Several studies in the mining sector are also underway, including an economic feasibility study on silica and another on the exploitation of gold and copper ores in the Ghaizeen area. Gold in particular has tremendous potential in Oman, which is the only Gulf country with substantial gold reserves other than Saudi Arabia. In fact, the United States Geological Survey estimates that gold production in the Middle East will more than triple in 2009 from 2006 levels.

For those seeking to engage in mining activities in Oman, there is a comprehensive legal framework laid out in Oman’s Mining Law (Royal Decree 27 of 2003).
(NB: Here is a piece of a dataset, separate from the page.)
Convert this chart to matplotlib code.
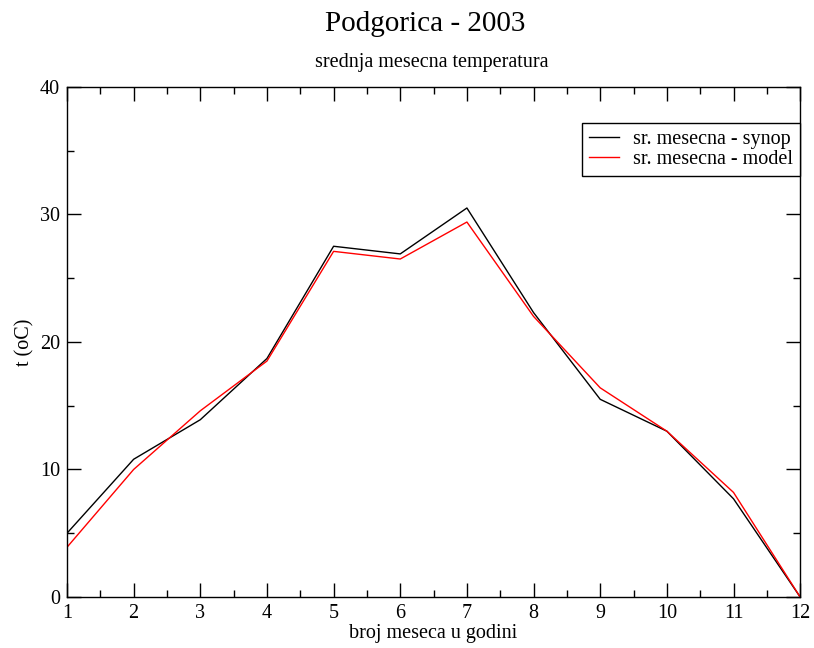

The mining law includes provisions relating to the issuance of mining licenses, dispute resolution in the mining sector and environmental protection.

Joint ventures may be a good option for those seeking to get involved in the mining sector, as local license holders can partner with foreign investors to get the benefit of their technology and resources. In such a case, the Ministry of Commerce and Industry may issue a mining concession or license to an Omani company or individual for a particular site. If the license holder lacks the technology and resources to fully exploit the site, a foreign company can bridge that gap. The parties will enter into a mine exploitation agreement, in which the foreign company will assist with or execute mining operations under the local partner’s license. At a minimum, the Mining Law requires any mine exploitation agreement to include: (i) provisions relating to the payment of fees and taxes, and other financial matters; (ii) provisions relating to environmental conservation; and (iii) a dispute resolution mechanism that complies with the provisions of the Mining Law.

In addition to these minimum provisions, the parties also may consider the inclusion of market disruption clauses that provide for the consequences of any substantial changes in the market for the mining product. This is essential as prices for different minerals can change dramatically over the term of an agreement.

Further, the Mining Law requires that any dispute arising regarding a mining concession or license, or in relation to the drilling or exploitation of a mine, be resolved through arbitration rather than through the courts of Oman or another jurisdiction. The mine exploitation agreement should specify the location, language, governing law and applicable rules of the arbitration.

Oman’s mineral resources are expected to be a large source of revenue and growth for the Omani economy outside the oil and gas sector, presenting a wide array of project opportunities for investors.